For a (complete enough) $2$ -category $\mathcal{K}$ , one can construct its $2$ -category of two-sided discrete fibrations $\mathbf{DFib}(\mathcal{K})$ . Given a $1$ -cell $f \in \mathcal{K}(a,b)$ , I think you get an adjoint pair $(f/b) \dashv (b/f)$ in $\mathbf{DFib}(\mathcal{K})$ by considering the adequate comma objects.
In the other direction, an adjunction $u \dashv v$ of two-sided discrete fibrations ( $u \in \mathbf{DFib}(\mathcal{K})(a,b), v \in \mathbf{DFib}(\mathcal{K})(b,a)$ ), induce representably a family of adjunctions between profunctors $\mathcal{K}(z, u) : \mathcal{K}(z, a) \leadsto \mathcal{K}(z, b)$ and $\mathcal{K}(z, v) : \mathcal{K}(z, b) \leadsto \mathcal{K}(z, a)$ naturally in $z \in \mathcal{K}$ , which then correspond to a family of functors $\mathcal{K}(z, a) \to \mathcal{K}(z, b)$ naturally in $z$ , hence to a $1$ -cell from $a$ to $b$ in $\mathcal{K}$ .
This let me think that $\mathbf{Adj}(\mathbf{DFib}(\mathcal{K}))$ might be equivalent to $\mathcal{K}$ whenever the construction makes sense, providing some kind of inverse construction to $\mathbf{Adj}$ .

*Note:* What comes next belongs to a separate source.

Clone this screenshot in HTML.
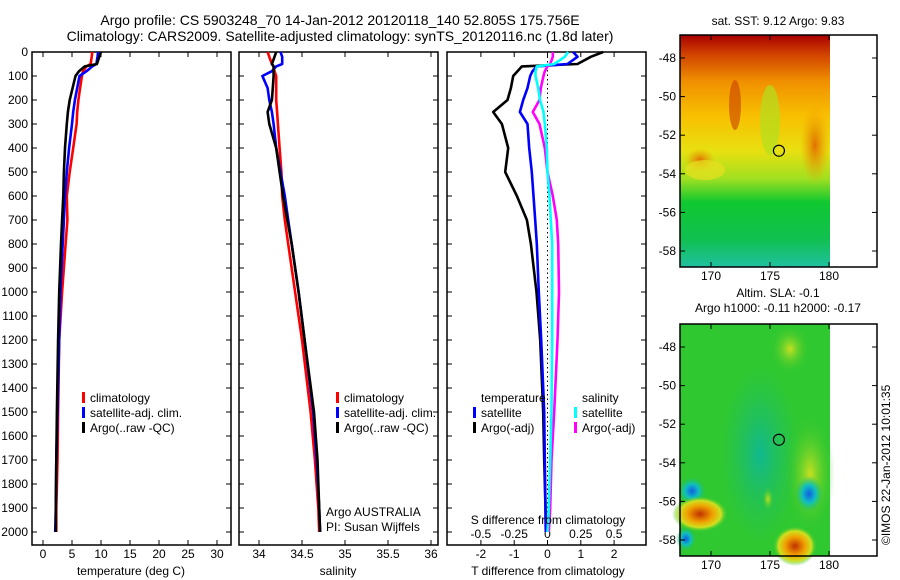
<!DOCTYPE html>
<html><head><meta charset="utf-8"><style>
body{margin:0;background:#fff;}
svg{display:block;font-family:"Liberation Sans",sans-serif;}
text{font-size:12px;fill:#000;}
</style></head><body>
<svg id="c" width="900" height="580" viewBox="0 0 900 580">
<defs>
<linearGradient id="sst" x1="0" y1="0" x2="0" y2="1">
<stop offset="0" stop-color="#a80000"/><stop offset="0.08" stop-color="#d04000"/>
<stop offset="0.2" stop-color="#f09000"/><stop offset="0.35" stop-color="#f8c000"/>
<stop offset="0.5" stop-color="#e8e010"/><stop offset="0.62" stop-color="#a0e020"/>
<stop offset="0.72" stop-color="#10c830"/><stop offset="0.88" stop-color="#10c050"/>
<stop offset="1" stop-color="#20c0a0"/></linearGradient>
<radialGradient id="blueblob"><stop offset="0" stop-color="#1060e0"/><stop offset="0.5" stop-color="#10c0c0"/><stop offset="1" stop-color="#20c060" stop-opacity="0"/></radialGradient>
<radialGradient id="redblob"><stop offset="0" stop-color="#c03000"/><stop offset="0.45" stop-color="#f0a000"/><stop offset="0.75" stop-color="#d0e020"/><stop offset="1" stop-color="#30c830" stop-opacity="0"/></radialGradient>
<radialGradient id="yelblob"><stop offset="0" stop-color="#c8e020"/><stop offset="1" stop-color="#30c830" stop-opacity="0"/></radialGradient>
<radialGradient id="tealblob"><stop offset="0" stop-color="#10b890"/><stop offset="1" stop-color="#20c060" stop-opacity="0"/></radialGradient>
<radialGradient id="orblob"><stop offset="0" stop-color="#e07000"/><stop offset="1" stop-color="#f0a000" stop-opacity="0"/></radialGradient>
</defs>
<g id="titles">
<text x="340" y="25" text-anchor="middle" style="font-size:14px">Argo profile: CS 5903248_70 14-Jan-2012 20120118_140 52.805S 175.756E</text>
<text x="340" y="41" text-anchor="middle" style="font-size:14px">Climatology: CARS2009. Satellite-adjusted climatology: synTS_20120116.nc (1.8d later)</text>
</g>
<g id="p1"></g><g id="p2"></g><g id="p3"></g>
<g id="maps"></g>
<text transform="translate(890,545) rotate(-90)">©IMOS 22-Jan-2012 10:01:35</text>
</svg>
<script>
// depth grid (m)
const depths=[0,20,50,60,80,100,150,200,250,300,400,500,600,700,800,1000,1200,1500,1700,1900,2000];
// temperature (deg C)
const tArgo=[10,9.7,9.3,7.2,6.2,5.6,5.1,4.6,4.3,4.1,3.8,3.6,3.5,3.3,3.1,2.8,2.6,2.4,2.3,2.2,2.2];
const tClim=[8.5,8.4,8.2,7.5,6.9,6.7,6.4,6.1,5.9,5.8,5.2,4.6,4.1,4.2,3.9,3.3,2.8,2.6,2.5,2.3,2.3];
const tSat=[9.5,9.4,9.2,8.5,7.5,6.3,5.9,5.5,5.2,5.0,4.5,4.1,3.8,3.6,3.4,3.0,2.8,2.5,2.3,2.2,2.1];
// salinity
const sArgo=[34.2,34.18,34.15,34.17,34.17,34.17,34.16,34.15,34.1,34.12,34.2,34.24,34.28,34.33,34.38,34.46,34.53,34.64,34.68,34.7,34.71];
const sClim=[34.1,34.12,34.15,34.17,34.18,34.2,34.2,34.2,34.21,34.22,34.24,34.26,34.27,34.3,34.34,34.42,34.5,34.6,34.65,34.69,34.7];
const sSat=[34.25,34.27,34.27,34.2,34.15,34.04,34.1,34.12,34.15,34.17,34.2,34.25,34.3,34.34,34.38,34.46,34.53,34.63,34.67,34.7,34.71];
// differences
const dTArgo=[1.67,1.3,0.9,-0.77,-0.9,-1.03,-1.1,-1.2,-1.63,-1.37,-1.18,-1.27,-0.92,-0.62,-0.5,-0.33,-0.22,-0.13,-0.1,-0.06,-0.05];
const dTSat=[0.77,0.9,0.6,-0.32,-0.45,-0.52,-0.6,-0.73,-0.83,-0.6,-0.55,-0.47,-0.42,-0.37,-0.32,-0.26,-0.19,-0.1,-0.08,-0.06,-0.05];
const dSSat=[0.155,0.13,0.05,-0.08,-0.09,-0.09,-0.07,-0.056,-0.03,-0.02,-0.005,0,0.015,0.025,0.035,0.035,0.035,0.03,0.02,0.01,0];
const dSArgo=[0.04,0.04,0.02,0,-0.02,-0.03,-0.05,-0.06,-0.11,-0.06,-0.02,0,0.04,0.07,0.08,0.086,0.075,0.05,0.03,0.02,0.01];
const depthTicks=[0,100,200,300,400,500,600,700,800,900,1000,1100,1200,1300,1400,1500,1600,1700,1800,1900,2000];
const tTicks=[0,5,10,15,20,25,30];
const sTicks=[34,34.5,35,35.5,36];
const sTickLabels=["34","34.5","35","35.5","36"];
const dTTicks=[-2,-1,0,1,2];
const dSTicks=[-0.5,-0.25,0,0.25,0.5];
const dSTickLabels=["-0.5","-0.25","0","0.25","0.5"];
const latTicks=[-48,-50,-52,-54,-56,-58];
const lonTicks=[170,175,180];

const NS="http://www.w3.org/2000/svg";
function mk(tag,attrs,parent,txt){const e=document.createElementNS(NS,tag);for(const k in attrs)e.setAttribute(k,attrs[k]);if(txt!==undefined)e.textContent=txt;parent.appendChild(e);return e;}
const Y=d=>52+d*0.24;
const TOP=52,BOT=545;
function panel(g,x0,x1,name){
  const r=mk('rect',{x:x0,y:TOP,width:x1-x0,height:BOT-TOP,fill:'none',stroke:'#000','stroke-width':1.5},g);
  
  
  depthTicks.forEach(d=>{mk('line',{x1:x0,x2:x0+5,y1:Y(d),y2:Y(d),stroke:'#000'},g);mk('line',{x1:x1-5,x2:x1,y1:Y(d),y2:Y(d),stroke:'#000'},g);});
}
function line(g,xs,X,color,name){
  const pts=depths.map((d,i)=>X(xs[i]).toFixed(1)+','+Y(d).toFixed(1)).join(' ');
  const p=mk('polyline',{points:pts,fill:'none',stroke:color,'stroke-width':2.6,'stroke-linejoin':'round'},g);
  
  
}
function xticks(g,ticks,labels,X,y,top){
  ticks.forEach((v,i)=>{mk('line',{x1:X(v),x2:X(v),y1:BOT,y2:BOT-5,stroke:'#000'},g);if(top)mk('line',{x1:X(v),x2:X(v),y1:TOP,y2:TOP+5,stroke:'#000'},g);
    const t=mk('text',{x:X(v),y:y,'text-anchor':'middle'},g,labels?labels[i]:String(v));
    
    });
}
function legend(g,x,y,items){
  items.forEach((it,i)=>{mk('rect',{x:x-8,y:y+i*15-10,width:3,height:11,fill:it[1]},g);
    const t=mk('text',{x:x,y:y+i*15},g,it[0]);
    
    });
}
// Panel 1
const g1=document.getElementById('p1');


const XT=v=>43+v*5.8;
panel(g1,32,231,'temperature');
depthTicks.forEach(d=>{const t=mk('text',{x:28,y:Y(d)+4,'text-anchor':'end'},g1,String(d));
  
  });
xticks(g1,tTicks,null,XT,558,true);
line(g1,tClim,XT,'#f00','temp-climatology-line');
line(g1,tSat,XT,'#00f','temp-satellite-line');
line(g1,tArgo,XT,'#000','temp-argo-line');
legend(g1,90,402,[['climatology','#f00'],['satellite-adj. clim.','#00f'],['Argo(..raw -QC)','#000']]);
let t=mk('text',{x:131,y:575,'text-anchor':'middle'},g1,'temperature (deg C)');


// Panel 2
const g2=document.getElementById('p2');


const XS=v=>259+(v-34)*86;
panel(g2,239,438,'salinity');
xticks(g2,sTicks,sTickLabels,XS,558,true);
line(g2,sClim,XS,'#f00','sal-climatology-line');
line(g2,sSat,XS,'#00f','sal-satellite-line');
line(g2,sArgo,XS,'#000','sal-argo-line');
legend(g2,344,402,[['climatology','#f00'],['satellite-adj. clim.','#00f'],['Argo(..raw -QC)','#000']]);
t=mk('text',{x:326,y:516},g2,'Argo AUSTRALIA');
t=mk('text',{x:326,y:531},g2,'PI: Susan Wijffels');
t=mk('text',{x:338,y:575,'text-anchor':'middle'},g2,'salinity');
// Panel 3
const g3=document.getElementById('p3');


const XD=v=>547.5+v*33.3;
const XDS=v=>547.5+v*133.2;
panel(g3,447,646,'difference');
mk('line',{x1:XD(0),x2:XD(0),y1:TOP,y2:Y(2000),stroke:'#000','stroke-dasharray':'1.5,3'},g3);
xticks(g3,dTTicks,null,XD,558,true);
dSTicks.forEach((v,i)=>{const tt=mk('text',{x:XDS(v),y:538,'text-anchor':'middle'},g3,dSTickLabels[i]);});
line(g3,dTArgo,XD,'#000','tdiff-argo-line');
line(g3,dTSat,XD,'#00f','tdiff-satellite-line');
line(g3,dSArgo,XDS,'#f0f','sdiff-argo-line');
line(g3,dSSat,XDS,'#0ff','sdiff-satellite-line');
t=mk('text',{x:481,y:402},g3,'temperature');
t=mk('text',{x:582,y:402},g3,'salinity');
legend(g3,481,417,[['satellite','#00f'],['Argo(-adj)','#000']]);
legend(g3,582,417,[['satellite','#0ff'],['Argo(-adj)','#f0f']]);
t=mk('text',{x:548,y:524,'text-anchor':'middle'},g3,'S difference from climatology');
t=mk('text',{x:548,y:575,'text-anchor':'middle'},g3,'T difference from climatology');
// Maps
const gm=document.getElementById('maps');
const LON=v=>711+(v-170)*11.8;
function map(y0,title1,title2,kind,name){
  const g=mk('g',{},gm);
  
  
  const LAT=v=>y0+23+(-48-v)*19.3;
  if(kind==='sst'){
    mk('rect',{x:680,y:y0,width:150,height:232,fill:'url(#sst)'},g);
    mk('ellipse',{cx:735,cy:y0+70,rx:6,ry:25,fill:'#c84000',opacity:0.6},g);
    mk('ellipse',{cx:815,cy:y0+110,rx:15,ry:40,fill:'url(#orblob)'},g);
    mk('ellipse',{cx:700,cy:y0+125,rx:15,ry:12,fill:'url(#orblob)'},g);
    mk('ellipse',{cx:770,cy:y0+85,rx:10,ry:35,fill:'#b0e020',opacity:0.7},g);
    mk('ellipse',{cx:705,cy:y0+135,rx:20,ry:10,fill:'#e8e020',opacity:0.7},g);
  } else {
    mk('rect',{x:680,y:y0,width:150,height:232,fill:'#30c830'},g);
    mk('ellipse',{cx:760,cy:y0+130,rx:40,ry:90,fill:'url(#tealblob)'},g);
    mk('ellipse',{cx:810,cy:y0+150,rx:25,ry:60,fill:'url(#yelblob)'},g);
    mk('ellipse',{cx:790,cy:y0+25,rx:20,ry:25,fill:'url(#yelblob)'},g);
    mk('ellipse',{cx:692,cy:y0+167,rx:14,ry:14,fill:'url(#blueblob)'},g);
    mk('ellipse',{cx:809,cy:y0+170,rx:14,ry:18,fill:'url(#blueblob)'},g);
    mk('ellipse',{cx:700,cy:y0+190,rx:28,ry:18,fill:'url(#redblob)'},g);
    mk('ellipse',{cx:795,cy:y0+222,rx:22,ry:20,fill:'url(#redblob)'},g);
    mk('ellipse',{cx:768,cy:y0+175,rx:6,ry:12,fill:'url(#yelblob)'},g);
    mk('ellipse',{cx:686,cy:y0+215,rx:10,ry:12,fill:'url(#blueblob)'},g);
  }
  mk('rect',{x:680,y:y0,width:197,height:232,fill:'none',stroke:'#000','stroke-width':1.5},g);
  latTicks.forEach(v=>{mk('line',{x1:680,x2:685,y1:LAT(v),y2:LAT(v),stroke:'#000'},g);mk('line',{x1:872,x2:877,y1:LAT(v),y2:LAT(v),stroke:'#000'},g);
    const tt=mk('text',{x:676,y:LAT(v)+4,'text-anchor':'end'},g,String(v));});
  lonTicks.forEach(v=>{mk('line',{x1:LON(v),x2:LON(v),y1:y0+232,y2:y0+227,stroke:'#000'},g);mk('line',{x1:LON(v),x2:LON(v),y1:y0,y2:y0+5,stroke:'#000'},g);
    const tt=mk('text',{x:LON(v),y:y0+245,'text-anchor':'middle'},g,String(v));});
  const c=mk('circle',{cx:LON(175.756),cy:LAT(-52.805),r:5.5,fill:'none',stroke:'#000','stroke-width':1.2},g);
  
  
  let tt=mk('text',{x:778,y:title2?y0-27:y0-10,'text-anchor':'middle'},g,title1);
  if(title2){tt=mk('text',{x:778,y:y0-12,'text-anchor':'middle'},g,title2);}
}
map(35,'sat. SST: 9.12 Argo: 9.83',null,'sst','sst-map');
map(324,'Altim. SLA: -0.1','Argo h1000: -0.11 h2000: -0.17','sla','sla-map');
</script>
</body></html>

Oscar Cunningham (Aug 21 2022 at 10:36):

Interesting. So basically take the definition of profunctors in terms of functors and repeat it in an arbitrary $2$ -category. I can't quite see what this gives when you apply it to $\mathbf{Adj}(\mathbf{Cat})$ , but it's not just $\mathbf{Cat}$ because there's a functor from $0$ to $1$ but if there was an object with an adjunction to both $0$ and $1$ then we could compose a functor going the other way.

Kenji Maillard (Aug 22 2022 at 09:07):

A similar argument also shows that $\mathbf{Adj}$ cannot be the underlying functor of a monad or a comonad.
If $\mathbf{adj}$ is the walking adjunction (the $2$ -category with two objects and a single adjunction between these), then $\mathbf{Adj}(\mathbf{adj}) = \to$ the walking arrow $2$ -category and $\mathbf{Adj}(\to) = \mathbb{2}$ the discrete $2$ -category with two objects. There is no functor from $\to$ to $\mathbb{2}$ and no functor from $\mathbf{adj}$ to $\to$ , so the former shows that $\mathbf{Adj}$ cannot be equipped with a comultiplication, and the latter that it cannot be equipped with a unit.

Oscar Cunningham (Aug 22 2022 at 11:24):

There are functors between those categories but they're all constant. Is that enough?

Kenji Maillard (Aug 22 2022 at 12:52):

Right, I have been too hasty. But in both cases you have to satisfy unitality/counitality equations that prevent constant functors to be valid solutions.